(Data):
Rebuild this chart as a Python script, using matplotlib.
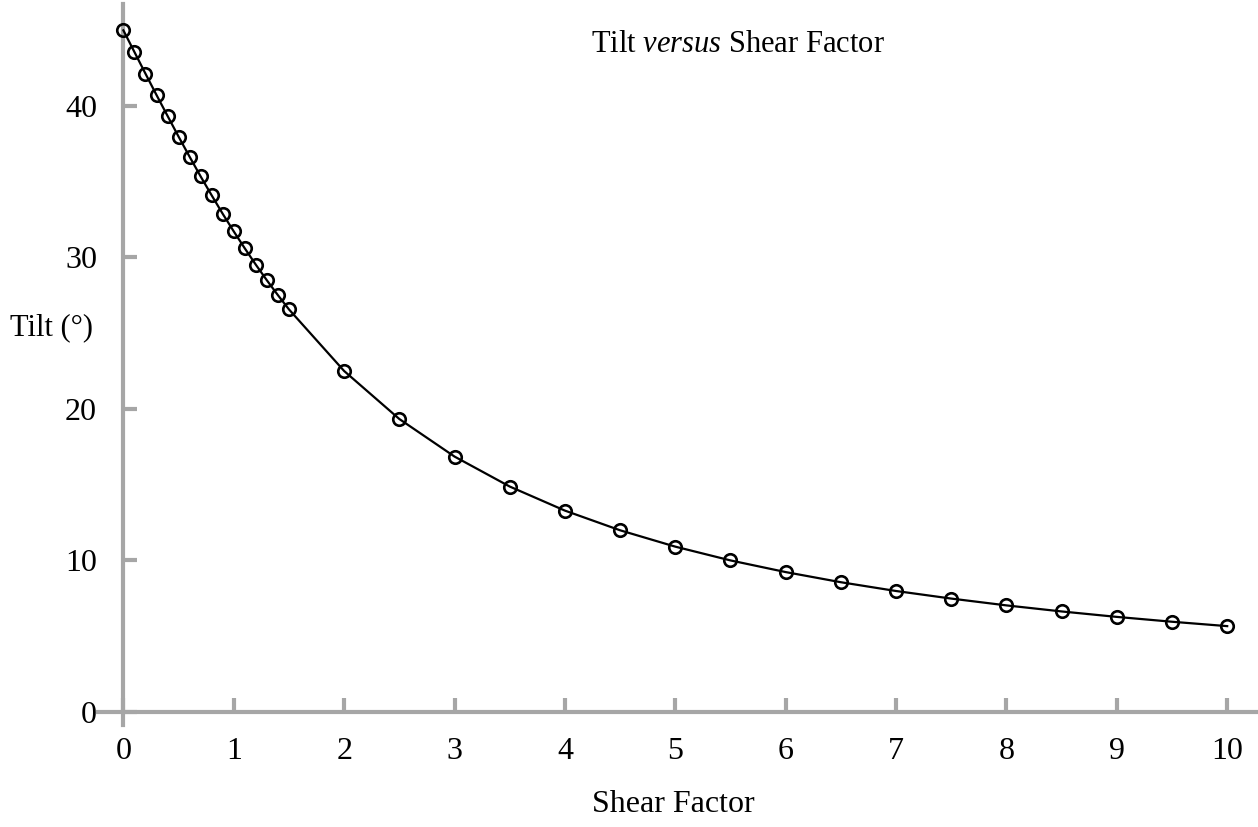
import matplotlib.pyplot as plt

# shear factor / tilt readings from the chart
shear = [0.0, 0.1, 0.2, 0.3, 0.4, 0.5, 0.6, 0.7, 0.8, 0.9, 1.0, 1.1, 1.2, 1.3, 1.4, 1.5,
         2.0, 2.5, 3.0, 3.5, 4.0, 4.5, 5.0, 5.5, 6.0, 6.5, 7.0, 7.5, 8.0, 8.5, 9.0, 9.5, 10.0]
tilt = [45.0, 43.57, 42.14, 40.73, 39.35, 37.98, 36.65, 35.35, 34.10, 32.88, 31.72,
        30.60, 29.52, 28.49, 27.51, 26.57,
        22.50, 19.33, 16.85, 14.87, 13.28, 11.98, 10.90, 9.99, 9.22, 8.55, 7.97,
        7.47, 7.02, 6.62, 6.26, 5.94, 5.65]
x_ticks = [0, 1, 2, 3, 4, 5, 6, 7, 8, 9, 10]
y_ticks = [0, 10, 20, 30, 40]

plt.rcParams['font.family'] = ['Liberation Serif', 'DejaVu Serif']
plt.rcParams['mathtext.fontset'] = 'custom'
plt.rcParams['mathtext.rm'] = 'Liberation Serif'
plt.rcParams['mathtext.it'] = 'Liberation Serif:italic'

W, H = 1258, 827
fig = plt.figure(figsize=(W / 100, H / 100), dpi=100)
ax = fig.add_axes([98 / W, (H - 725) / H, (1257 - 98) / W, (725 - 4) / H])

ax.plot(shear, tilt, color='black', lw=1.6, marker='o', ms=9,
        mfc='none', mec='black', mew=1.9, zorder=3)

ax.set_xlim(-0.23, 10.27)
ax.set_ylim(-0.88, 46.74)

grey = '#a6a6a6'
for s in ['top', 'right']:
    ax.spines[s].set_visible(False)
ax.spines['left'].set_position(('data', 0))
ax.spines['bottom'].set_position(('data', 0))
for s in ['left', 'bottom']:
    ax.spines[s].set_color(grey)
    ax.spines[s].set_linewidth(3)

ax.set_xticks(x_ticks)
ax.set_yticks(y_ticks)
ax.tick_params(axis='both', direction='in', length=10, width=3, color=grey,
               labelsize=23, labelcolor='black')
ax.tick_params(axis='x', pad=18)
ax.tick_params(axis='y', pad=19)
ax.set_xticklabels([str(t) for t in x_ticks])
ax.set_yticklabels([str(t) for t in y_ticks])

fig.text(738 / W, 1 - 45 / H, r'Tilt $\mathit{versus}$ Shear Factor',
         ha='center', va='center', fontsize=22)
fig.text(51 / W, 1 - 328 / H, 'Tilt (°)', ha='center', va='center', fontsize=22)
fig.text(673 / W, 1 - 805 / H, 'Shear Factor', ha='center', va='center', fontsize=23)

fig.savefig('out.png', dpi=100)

(The request): Strip out the pictures and quote the remaining data word for word.

(Correct answer):
Rebuild this chart as a Python script, using matplotlib.
import matplotlib.pyplot as plt

# shear factor / tilt readings from the chart
shear = [0.0, 0.1, 0.2, 0.3, 0.4, 0.5, 0.6, 0.7, 0.8, 0.9, 1.0, 1.1, 1.2, 1.3, 1.4, 1.5,
         2.0, 2.5, 3.0, 3.5, 4.0, 4.5, 5.0, 5.5, 6.0, 6.5, 7.0, 7.5, 8.0, 8.5, 9.0, 9.5, 10.0]
tilt = [45.0, 43.57, 42.14, 40.73, 39.35, 37.98, 36.65, 35.35, 34.10, 32.88, 31.72,
        30.60, 29.52, 28.49, 27.51, 26.57,
        22.50, 19.33, 16.85, 14.87, 13.28, 11.98, 10.90, 9.99, 9.22, 8.55, 7.97,
        7.47, 7.02, 6.62, 6.26, 5.94, 5.65]
x_ticks = [0, 1, 2, 3, 4, 5, 6, 7, 8, 9, 10]
y_ticks = [0, 10, 20, 30, 40]

plt.rcParams['font.family'] = ['Liberation Serif', 'DejaVu Serif']
plt.rcParams['mathtext.fontset'] = 'custom'
plt.rcParams['mathtext.rm'] = 'Liberation Serif'
plt.rcParams['mathtext.it'] = 'Liberation Serif:italic'

W, H = 1258, 827
fig = plt.figure(figsize=(W / 100, H / 100), dpi=100)
ax = fig.add_axes([98 / W, (H - 725) / H, (1257 - 98) / W, (725 - 4) / H])

ax.plot(shear, tilt, color='black', lw=1.6, marker='o', ms=9,
        mfc='none', mec='black', mew=1.9, zorder=3)

ax.set_xlim(-0.23, 10.27)
ax.set_ylim(-0.88, 46.74)

grey = '#a6a6a6'
for s in ['top', 'right']:
    ax.spines[s].set_visible(False)
ax.spines['left'].set_position(('data', 0))
ax.spines['bottom'].set_position(('data', 0))
for s in ['left', 'bottom']:
    ax.spines[s].set_color(grey)
    ax.spines[s].set_linewidth(3)

ax.set_xticks(x_ticks)
ax.set_yticks(y_ticks)
ax.tick_params(axis='both', direction='in', length=10, width=3, color=grey,
               labelsize=23, labelcolor='black')
ax.tick_params(axis='x', pad=18)
ax.tick_params(axis='y', pad=19)
ax.set_xticklabels([str(t) for t in x_ticks])
ax.set_yticklabels([str(t) for t in y_ticks])

fig.text(738 / W, 1 - 45 / H, r'Tilt $\mathit{versus}$ Shear Factor',
         ha='center', va='center', fontsize=22)
fig.text(51 / W, 1 - 328 / H, 'Tilt (°)', ha='center', va='center', fontsize=22)
fig.text(673 / W, 1 - 805 / H, 'Shear Factor', ha='center', va='center', fontsize=23)

fig.savefig('out.png', dpi=100)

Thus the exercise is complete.